When Ren 壬 occupies the Day Pillar, the entire chart is read through the logic of Yang Water: the other elements become resources, outputs, authorities, or companions of the ocean. Wood elements are what Ren 壬 produces — the creative and expressive output, since Water generates Wood in the generating cycle (相生). Metal elements support and strengthen it — Metal produces Water. Fire elements are what Ren 壬 controls and can overwhelm. Earth elements control Ren 壬 in return — they are the banks, the dams, the structures that give the water direction or, in excess, block it entirely.
When Ren 壬 appears in the Year, Month, or Hour pillars rather than the Day pillar, it colours that domain specifically: the ancestral or social environment (Year), the formative conditions and career sphere (Month), or the inner life and later years (Hour) — without becoming the self-reference point of the chart.

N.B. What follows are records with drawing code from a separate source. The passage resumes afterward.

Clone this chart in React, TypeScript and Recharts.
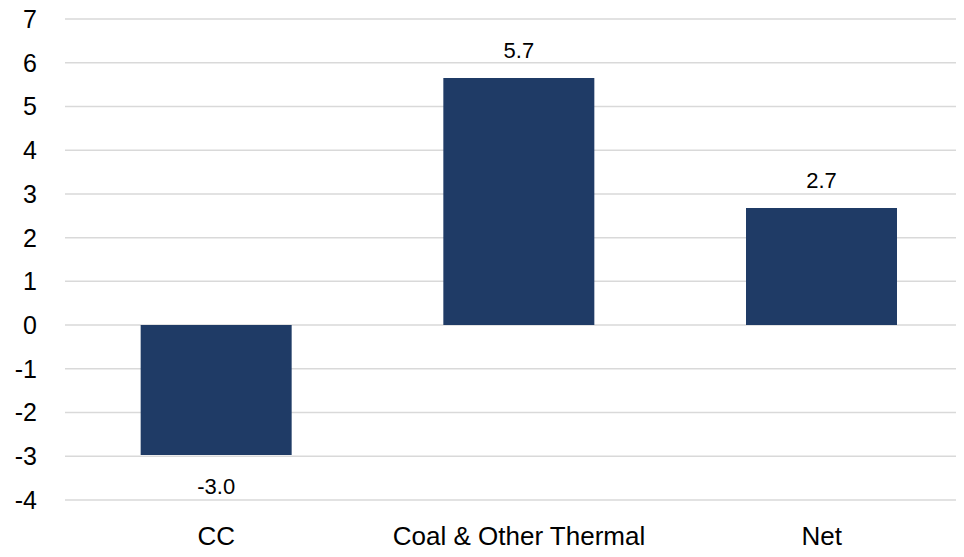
import { Bar, BarChart, CartesianGrid, LabelList, XAxis, YAxis } from 'recharts'

const categories = ['CC', 'Coal & Other Thermal', 'Net']
const values = [-2.97, 5.65, 2.68]
const labels = ['-3.0', '5.7', '2.7']
const yTicks = [-4, -3, -2, -1, 0, 1, 2, 3, 4, 5, 6, 7]

const data = categories.map((name, i) => ({ name, value: values[i], label: labels[i] }))

const FONT = '"Liberation Sans", Arial, sans-serif'

function BarLabel(props: any) {
  const { x, y, width, height, value } = props
  const top = Math.min(y, y + height)
  const bottom = Math.max(y, y + height)
  const idx = values.indexOf(value)
  const text = idx >= 0 ? labels[idx] : String(value)
  const ty = value < 0 ? bottom + 39 : top - 20
  return (
    <text x={x + width / 2} y={ty} textAnchor="middle" fill="#000" fontSize={22} fontFamily={FONT}>
      {text}
    </text>
  )
}

export default function App() {
  return (
    <div style={{ margin: -8, width: 964, height: 557, overflow: 'hidden', background: '#fff' }}>
      <BarChart
        width={973}
        height={557}
        data={data}
        margin={{ top: 19, right: 0, bottom: 0, left: 0 }}
        barCategoryGap="25%"
      >
        <CartesianGrid stroke="#d9d9d9" strokeWidth={1.5} vertical={false} />
        <XAxis
          dataKey="name"
          axisLine={false}
          tickLine={false}
          tickSize={0}
          tickMargin={27}
          height={57}
          tick={{ fill: '#000', fontSize: 26, fontFamily: FONT }}
        />
        <YAxis
          domain={[-4, 7]}
          ticks={yTicks}
          interval={0}
          axisLine={false}
          tickLine={false}
          tickSize={0}
          tickMargin={28}
          width={65}
          tick={{ fill: '#000', fontSize: 25, fontFamily: FONT }}
        />
        <Bar dataKey="value" fill="#1f3b66" isAnimationActive={false}>
          <LabelList dataKey="value" content={BarLabel} />
        </Bar>
      </BarChart>
    </div>
  )
}
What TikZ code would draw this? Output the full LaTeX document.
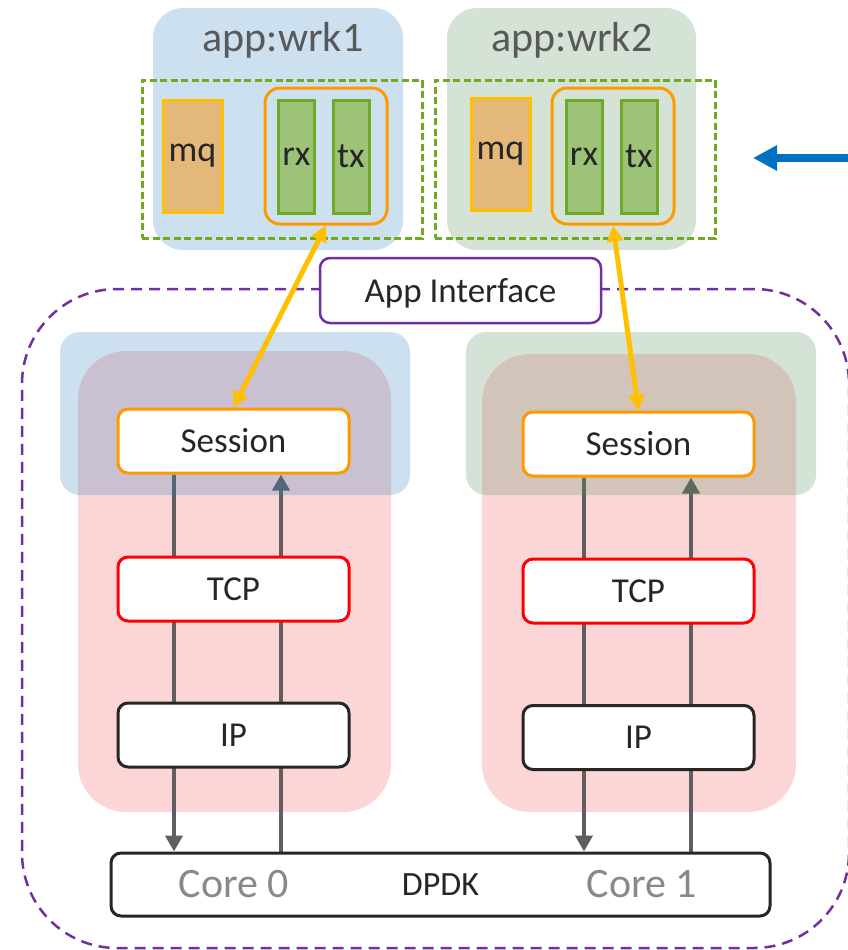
\documentclass[tikz,border=0pt]{standalone}
\usepackage{fontspec}
\setmainfont{Carlito}
\usetikzlibrary{arrows.meta}

\pgfdeclarelayer{base}
\pgfdeclarelayer{flow}
\pgfdeclarelayer{tint}
\pgfsetlayers{base,flow,tint,main}

\definecolor{wrkblue}{RGB}{52,132,196}
\definecolor{wrkgreen}{RGB}{88,144,96}
\definecolor{stackpink}{RGB}{252,214,214}
\definecolor{ifpurple}{RGB}{112,48,160}
\definecolor{qgreen}{RGB}{112,170,30}
\definecolor{ringfill}{RGB}{157,195,121}
\definecolor{ringedge}{RGB}{112,168,40}
\definecolor{mqfill}{RGB}{227,184,120}
\definecolor{mqedge}{RGB}{255,192,0}
\definecolor{sessedge}{RGB}{255,153,0}
\definecolor{tcpedge}{RGB}{255,0,0}
\definecolor{ipedge}{RGB}{38,38,38}
\definecolor{txtdark}{RGB}{38,38,38}
\definecolor{txtgray}{RGB}{89,89,89}
\definecolor{coregray}{RGB}{137,137,137}
\definecolor{flowgray}{RGB}{96,94,94}
\definecolor{linkyellow}{RGB}{255,192,0}
\definecolor{feedblue}{RGB}{0,112,192}

\newcommand{\setfs}[1]{\fontsize{#1}{#1}\selectfont}

\tikzset{
  every node/.style={inner sep=0pt},
  appbg/.style={rounded corners=30pt, minimum width=250, minimum height=242},
  apptitle/.style={anchor=base, font=\setfs{42}, text=txtgray},
  qframe/.style={draw=qgreen, line width=3pt, dash pattern=on 7pt off 3.5pt,
    minimum width=280, minimum height=158},
  mqbox/.style={draw=mqedge, fill=mqfill, line width=3pt, minimum width=59,
    minimum height=112, font=\setfs{36}, text=txtdark},
  ringbox/.style={draw=ringedge, fill=ringfill, line width=3pt, minimum width=36,
    minimum height=113, font=\setfs{36}, text=txtdark},
  pairbox/.style={draw=sessedge, line width=3pt, rounded corners=15pt,
    minimum width=122, minimum height=136},
  stackbg/.style={fill=stackpink, rounded corners=48pt},
  tintbox/.style={fill opacity=0.25, rounded corners=20pt, minimum width=350, minimum height=163},
  layerbox/.style={fill=white, line width=3pt, rounded corners=10pt, minimum width=231,
    minimum height=64, font=\setfs{35}, text=txtdark},
  flow/.style={draw=flowgray, line width=4.5pt, -{Triangle[length=16pt,width=17pt]}},
  link/.style={draw=linkyellow, line width=5pt,
    {Triangle[length=16pt,width=16pt]}-{Triangle[length=16pt,width=16pt]}},
  feed/.style={draw=feedblue, line width=7.5pt, -{Triangle[length=24pt,width=24pt]}},
}

\begin{document}
\begin{tikzpicture}[x=1pt,y=-1pt]
\useasboundingbox (0,0) rectangle (848,950);

% ---- application workers ----
\begin{pgfonlayer}{base}
  \node[appbg, fill=wrkblue!25] (app1) at (278,129) {};
  \node[appbg, fill=wrkgreen!25, minimum width=249] (app2) at (571.5,129) {};
  % host frame and per-core stacks
  \node[draw=ifpurple, line width=2.5pt, dash pattern=on 11pt off 7pt, rounded corners=95pt,
        minimum width=827, minimum height=659] (host) at (435.5,618.5) {};
  \node[stackbg, minimum width=313, minimum height=461] (pink1) at (234.5,581.5) {};
  \node[stackbg, minimum width=314, minimum height=458] (pink2) at (639,583) {};
\end{pgfonlayer}

\node[apptitle] (title1) at (283,52) {app:wrk1};
\node[apptitle] (title2) at (572,52) {app:wrk2};

\node[qframe] (qf1) at (282,159) {};
\node[qframe] (qf2) at (575,159) {};

\node[mqbox] (mq1) at (192.5,156) {mq};
\node[pairbox] (q1) at (326,156) {};
\node[ringbox] (rx1) at (296.5,156.5) {rx};
\node[ringbox] (tx1) at (351,156.5) {tx};

\node[mqbox] (mq2) at (500.5,154) {mq};
\node[pairbox] (q2) at (613,156) {};
\node[ringbox] (rx2) at (584,156.5) {rx};
\node[ringbox] (tx2) at (639,156.5) {tx};

% ---- protocol stacks ----
\node[layerbox, draw=sessedge] (s1) at (233.5,441) {Session};
\node[layerbox, draw=tcpedge]  (t1) at (233.5,589) {TCP};
\node[layerbox, draw=ipedge]   (i1) at (233.5,735) {IP};

\node[layerbox, draw=sessedge] (s2) at (638.5,444) {Session};
\node[layerbox, draw=tcpedge]  (t2) at (638.5,591) {TCP};
\node[layerbox, draw=ipedge]   (i2) at (638.5,737.5) {IP};

\node[layerbox, draw=ipedge, minimum width=659, minimum height=63, font=\setfs{34}]
  (dpdk) at (440.5,884.5) {DPDK};
\node[anchor=base, font=\setfs{42}, text=coregray] (core0) at (234,897.5) {Core 0};
\node[anchor=base, font=\setfs{42}, text=coregray] (core1) at (642,897.5) {Core 1};

\node[draw=ifpurple, fill=white, line width=2.5pt, rounded corners=10pt,
      minimum width=281, minimum height=65, text depth=0pt,
      font=\setfs{35}, text=txtdark] (appif) at (460.5,290.5) {App Interface};

% tinted session areas
\begin{pgfonlayer}{tint}
  \node[tintbox, fill=wrkblue] (tint1) at (235,413.5) {};
  \node[tintbox, fill=wrkgreen] (tint2) at (641,413.5) {};
\end{pgfonlayer}

% packet paths through each stack
\begin{pgfonlayer}{flow}
  \draw[flow] ([xshift=-59.5pt]s1.south) -- ([xshift=-59.5pt]s1.south |- dpdk.north);
  \draw[flow] ([xshift=47.5pt]s1.south |- dpdk.north) -- ([xshift=47.5pt]s1.south);
  \draw[flow] ([xshift=-54.5pt]s2.south) -- ([xshift=-54.5pt]s2.south |- dpdk.north);
  \draw[flow] ([xshift=52.5pt]s2.south |- dpdk.north) -- ([xshift=52.5pt]s2.south);
\end{pgfonlayer}

% app <-> session links
\draw[link] (q1.south) -- (s1.north);
\draw[link] (q2.south) -- (s2.north);

% incoming feed
\coordinate (feedin) at (849,158);
\coordinate (feedtip) at (753,158);
\draw[feed] (feedin) -- (feedtip);
\end{tikzpicture}
\end{document}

The balance of the broader chart matters enormously. A Ren 壬 Day Master in a chart already saturated with Water risks the flood — an overabundance of the self's own element that can lead to the shadow qualities described above. A Ren 壬 in a chart dominated by Fire faces a constant tension between the self's fluid intelligence and the demands of visibility, performance, and external pressure.
A Living Symbol
Ren 壬 is not simply a descriptor of personality; it is a quality of movement through the world. The ocean metaphor holds because it is not static. The ocean is always doing something — evaporating, absorbing, circulating, eroding, sustaining. To carry Ren 壬 strongly in a chart is to be someone whose nature is fundamentally kinetic, fundamentally connective, and fundamentally oriented toward what lies beyond the present horizon.
The challenge, and the invitation, is to become a navigable sea rather than an uncharted one — deep enough to carry great weight, purposeful enough to bring what it carries somewhere worth going.
Ren 壬 is the water that remembers every shore it has touched and is already moving toward the next one.